Community property

From LawGuru Wiki

Community property is a marital property regime that originated in civil law jurisdictions, and is now also found in some common law jurisdictions.

In a community property jurisdiction, most property acquired during the marriage (except for gifts or inheritances) is owned jointly by both spouses and is divided upon divorce, annulment or death. Joint ownership is automatically presumed by law in the absence of specific evidence that would point to a contrary conclusion for a particular piece of property. The community property system is usually justified by the idea that such joint ownership recognizes the theoretically equal contributions of both spouses to the creation and operation of the family unit.

Division of community property may take place by item, by splitting all items or by value. In some jurisdictions, such as California, a 50/50 division of community property is mandated by law; in others, such as Texas, a divorce court may decree an unequal division of community property. In non-community property states property may be divided by equitable distribution. Generally speaking, the property that each partner brings into the marriage or receives by gift, bequest or devise during marriage is called separate property. See division of property.

[edit] United States

In the United States there are nine community property states: Arizona, California, Idaho, Louisiana, Nevada, New Mexico, Texas, Washington and Wisconsin. In addition, Puerto Rico is a community property jurisdiction. Married couples in Alaska can also adopt community property rules, at least for the purposes of that state's law, by signing an agreement to that effect. Most states that operate under community property regimes were first colonized by Spain or France, which have always been civil law jurisdictions.

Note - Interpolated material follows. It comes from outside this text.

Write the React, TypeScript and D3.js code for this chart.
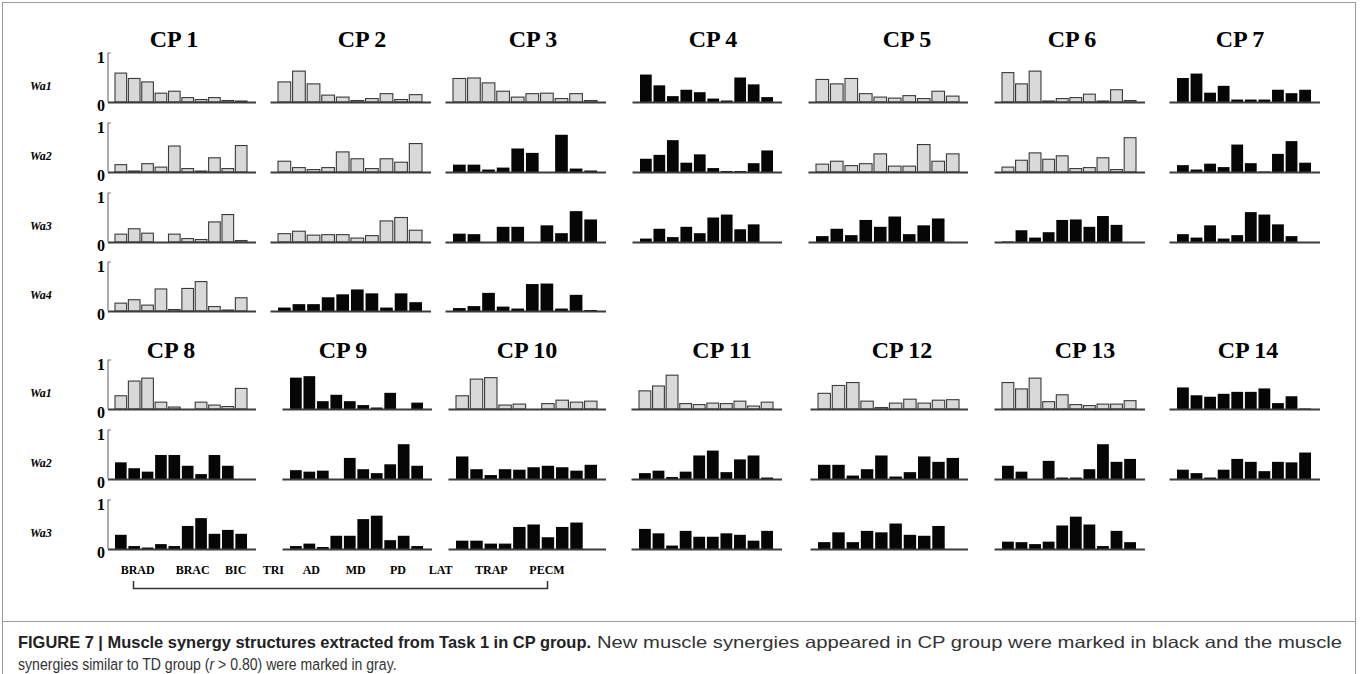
import React from "react";
import * as d3 from "d3";

// muscles (x categories) and panel names
const muscles = ["BRAD", "BRAC", "BIC", "TRI", "AD", "MD", "PD", "LAT", "TRAP", "PECM"];
const cpNames = ["CP 1", "CP 2", "CP 3", "CP 4", "CP 5", "CP 6", "CP 7",
  "CP 8", "CP 9", "CP 10", "CP 11", "CP 12", "CP 13", "CP 14"];
const synergyNames = ["Wa1", "Wa2", "Wa3", "Wa4"];

// synergy weights per CP subject, one array per synergy (Wa1, Wa2, ...)
const cp1 = [
  [0.59, 0.48, 0.41, 0.18, 0.22, 0.09, 0.05, 0.09, 0.03, 0.02],
  [0.15, 0.02, 0.17, 0.10, 0.53, 0.07, 0.02, 0.29, 0.07, 0.54],
  [0.16, 0.27, 0.18, 0, 0.16, 0.07, 0.05, 0.41, 0.56, 0.03],
  [0.16, 0.23, 0.12, 0.45, 0.03, 0.46, 0.60, 0.09, 0.02, 0.27],
];
const cp2 = [
  [0.41, 0.63, 0.37, 0.14, 0.10, 0.03, 0.07, 0.17, 0.05, 0.15],
  [0.22, 0.09, 0.05, 0.09, 0.41, 0.27, 0.07, 0.27, 0.20, 0.58],
  [0.17, 0.22, 0.14, 0.15, 0.15, 0.08, 0.13, 0.43, 0.50, 0.24],
  [0.07, 0.14, 0.14, 0.28, 0.34, 0.44, 0.36, 0.07, 0.36, 0.18],
];
const cp3 = [
  [0.48, 0.49, 0.39, 0.22, 0.10, 0.17, 0.18, 0.07, 0.17, 0.03],
  [0.15, 0.15, 0.05, 0.09, 0.48, 0.39, 0, 0.76, 0.07, 0.03],
  [0.17, 0.16, 0, 0.31, 0.31, 0, 0.34, 0.18, 0.63, 0.46],
  [0.06, 0.10, 0.37, 0.09, 0.05, 0.55, 0.56, 0.05, 0.33, 0.02],
];
const cp4 = [
  [0.56, 0.34, 0.12, 0.25, 0.20, 0.07, 0.03, 0.50, 0.36, 0.10],
  [0.27, 0.35, 0.65, 0.19, 0.36, 0.08, 0.02, 0.02, 0.18, 0.44],
  [0.07, 0.27, 0.10, 0.31, 0.18, 0.50, 0.56, 0.26, 0.36, 0],
];
const cp5 = [
  [0.46, 0.37, 0.48, 0.17, 0.10, 0.08, 0.13, 0.07, 0.22, 0.12],
  [0.16, 0.22, 0.13, 0.17, 0.37, 0.12, 0.12, 0.56, 0.22, 0.37],
  [0.12, 0.27, 0.14, 0.45, 0.31, 0.52, 0.16, 0.34, 0.48, 0],
];
const cp6 = [
  [0.60, 0.37, 0.63, 0.02, 0.07, 0.09, 0.16, 0.02, 0.25, 0.03],
  [0.10, 0.24, 0.39, 0.26, 0.33, 0.07, 0.09, 0.29, 0.05, 0.70],
  [0.01, 0.24, 0.09, 0.20, 0.45, 0.46, 0.31, 0.53, 0.35, 0],
];
const cp7 = [
  [0.49, 0.58, 0.19, 0.33, 0.05, 0.05, 0.05, 0.25, 0.18, 0.25],
  [0.14, 0.05, 0.17, 0.10, 0.56, 0.18, 0.01, 0.37, 0.63, 0.19],
  [0.16, 0.09, 0.34, 0.07, 0.14, 0.61, 0.56, 0.36, 0.12, 0],
];
const cp8 = [
  [0.27, 0.57, 0.63, 0.14, 0.04, 0, 0.14, 0.08, 0.05, 0.42],
  [0.34, 0.22, 0.15, 0.49, 0.49, 0.27, 0.10, 0.49, 0.27, 0],
  [0.29, 0.06, 0.03, 0.10, 0.06, 0.47, 0.63, 0.31, 0.39, 0.31],
];
const cp9 = [
  [0.64, 0.67, 0.16, 0.29, 0.16, 0.08, 0.03, 0.33, 0, 0.13],
  [0.18, 0.15, 0.17, 0, 0.43, 0.20, 0.12, 0.30, 0.71, 0.27],
  [0.06, 0.11, 0.04, 0.27, 0.27, 0.61, 0.68, 0.18, 0.27, 0.06],
];
const cp10 = [
  [0.27, 0.61, 0.64, 0.08, 0.10, 0, 0.11, 0.18, 0.14, 0.16],
  [0.46, 0.20, 0.08, 0.20, 0.19, 0.24, 0.27, 0.24, 0.17, 0.29],
  [0.17, 0.17, 0.11, 0.11, 0.45, 0.50, 0.24, 0.45, 0.54, 0],
];
const cp11 = [
  [0.37, 0.47, 0.69, 0.11, 0.09, 0.12, 0.11, 0.16, 0.06, 0.14],
  [0.12, 0.17, 0.04, 0.15, 0.48, 0.58, 0.14, 0.40, 0.48, 0.03],
  [0.41, 0.32, 0.07, 0.37, 0.25, 0.25, 0.32, 0.29, 0.17, 0.37],
];
const cp12 = [
  [0.32, 0.48, 0.54, 0.16, 0.03, 0.12, 0.20, 0.12, 0.18, 0.19],
  [0.29, 0.29, 0.07, 0.20, 0.48, 0.05, 0.14, 0.46, 0.35, 0.43],
  [0.14, 0.34, 0.14, 0.37, 0.34, 0.52, 0.29, 0.27, 0.47, 0],
];
const cp13 = [
  [0.54, 0.41, 0.63, 0.15, 0.29, 0.09, 0.07, 0.10, 0.10, 0.17],
  [0.27, 0.15, 0, 0.37, 0.03, 0.03, 0.20, 0.71, 0.35, 0.41],
  [0.15, 0.14, 0.10, 0.15, 0.48, 0.66, 0.50, 0.06, 0.37, 0.14],
];
const cp14 = [
  [0.44, 0.28, 0.25, 0.31, 0.35, 0.35, 0.42, 0.12, 0.26, 0.01],
  [0.19, 0.12, 0.03, 0.19, 0.41, 0.35, 0.16, 0.35, 0.34, 0.54],
];

// true = similar to TD (gray), false = new synergy (black)
const cpSimilar = [
  [true, true, true, true],
  [true, true, true, false],
  [true, false, false, false],
  [false, false, false],
  [true, true, false],
  [true, true, false],
  [false, false, false],
  [true, false, false],
  [false, false, false],
  [true, false, false],
  [true, false, false],
  [true, false, false],
  [true, false, false],
  [false, false],
];

const cpWeights = [cp1, cp2, cp3, cp4, cp5, cp6, cp7, cp8, cp9, cp10, cp11, cp12, cp13, cp14];

// layout
const W = 1360;
const H = 674;
const UNIT = 49; // px for weight 1
const blocks = [
  {
    first: 0,
    rows: [102, 172, 242, 311],
    titleY: 47,
    titleX: [174, 362, 533, 713, 907, 1072, 1240],
    cols: [[115, 247], [278, 422], [453, 597], [640, 773], [816, 959], [1002, 1136], [1177, 1311]],
  },
  {
    first: 7,
    rows: [409, 479, 549],
    titleY: 358,
    titleX: [171, 343, 527, 722, 902, 1085, 1248],
    cols: [[115, 247], [290, 423], [456, 597], [639, 773], [818, 959], [1002, 1136], [1177, 1311]],
  },
];
const muscleLabelX = [120.7, 175.7, 225, 262.7, 302.7, 345.7, 390, 428.7, 475, 529.3];

const serif = "'Liberation Serif', 'Times New Roman', serif";
const narrow = "'Liberation Sans Narrow', 'Arial Narrow', 'Liberation Sans', Arial, sans-serif";

function Panel({ values, similar, x0, x1, base, withAxis }) {
  const x = d3.scaleBand().domain(muscles).range([x0, x1]).paddingInner(0.13).paddingOuter(0);
  const y = d3.scaleLinear().domain([0, 1]).range([base, base - UNIT]);
  const lineStart = withAxis ? 108 : x0 - 7.5;
  return (
    <g>
      {values.map((v, i) =>
        v > 0 ? (
          <rect
            key={i}
            x={x(muscles[i])}
            y={y(v)}
            width={x.bandwidth()}
            height={y(0) - y(v)}
            fill={similar ? "#d9d9d9" : "#060606"}
            stroke={similar ? "#3a3a3a" : "none"}
            strokeWidth={1.1}
          />
        ) : null
      )}
      <line x1={lineStart} x2={x1 + 9} y1={base + 0.5} y2={base + 0.5} stroke="#3c3c3c" strokeWidth={2} />
      {withAxis && (
        <g>
          <path d={`M111,${y(1)}H108V${base}`} fill="none" stroke="#777" strokeWidth={1.2} />
          <text x={101} y={y(1) + 9.5} textAnchor="middle" fontFamily={serif} fontWeight="bold" fontSize={16}>1</text>
          <text x={101} y={base + 8.5} textAnchor="middle" fontFamily={serif} fontWeight="bold" fontSize={16}>0</text>
        </g>
      )}
    </g>
  );
}

export default function App() {
  return (
    <svg width={W} height={H} style={{ position: "absolute", left: 0, top: 0, background: "#fff" }}>
      <rect x={2.5} y={2.5} width={1353} height={H + 10} fill="none" stroke="#9a9a9a" strokeWidth={1} />
      <line x1={2.5} x2={1355.5} y1={621.5} y2={621.5} stroke="#9a9a9a" strokeWidth={1} />

      {blocks.map((b, bi) => (
        <g key={bi}>
          {b.titleX.map((tx, c) => (
            <text key={"t" + c} x={tx} y={b.titleY} textAnchor="middle" fontFamily={serif} fontWeight="bold" fontSize={24}>
              {cpNames[b.first + c]}
            </text>
          ))}
          {b.rows.map((base, r) => (
            <text key={"r" + r} x={30} y={base - 12} fontFamily={serif} fontWeight="bold" fontStyle="italic" fontSize={12}>
              {synergyNames[r]}
            </text>
          ))}
          {b.cols.map(([x0, x1], c) => {
            const cp = b.first + c;
            return cpWeights[cp].map((vals, r) => (
              <Panel
                key={c + "-" + r}
                values={vals}
                similar={cpSimilar[cp][r]}
                x0={x0}
                x1={x1}
                base={b.rows[r]}
                withAxis={c === 0}
              />
            ));
          })}
        </g>
      ))}

      {muscles.map((m, i) => (
        <text key={m} x={muscleLabelX[i]} y={574} fontFamily={serif} fontWeight="bold" fontSize={12}>{m}</text>
      ))}
      <path d="M133.5,581V588.5H547.5V581" fill="none" stroke="#333" strokeWidth={1.5} />

      <text x={18} y={648} fontFamily={narrow} fontWeight="bold" fontSize={16.5} fill="#222"
        textLength={573} lengthAdjust="spacingAndGlyphs">
        FIGURE 7 | Muscle synergy structures extracted from Task 1 in CP group.
      </text>
      <text x={597} y={648} fontFamily={narrow} fontSize={16.5} fill="#333"
        textLength={745} lengthAdjust="spacingAndGlyphs">
        New muscle synergies appeared in CP group were marked in black and the muscle
      </text>
      <text transform="translate(18,670) scale(0.854,1)" fontFamily={narrow} fontSize={16.5} fill="#333">
        synergies similar to TD group (<tspan fontStyle="italic">r</tspan> &gt; 0.80) were marked in gray.
      </text>
    </svg>
  );
}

Community property has certain federal tax implications, which the IRS discusses in its Publication 555. In general, community property may result in lower federal capital gain taxes after the death of one spouse when the surviving spouse then sells the property. Some states have created a newer form of community property, called "community property with right of survivorship." This form of holding title has some similarities to joint tenancy with right of survivorship. The rules and effect of holding title as community property (or an another form of concurrent ownership) vary from state to state. Consumers who are considering how to hold property should either research these matters carefully or consult someone familiar with these issues, such as an attorney who practices in the state where the property is located.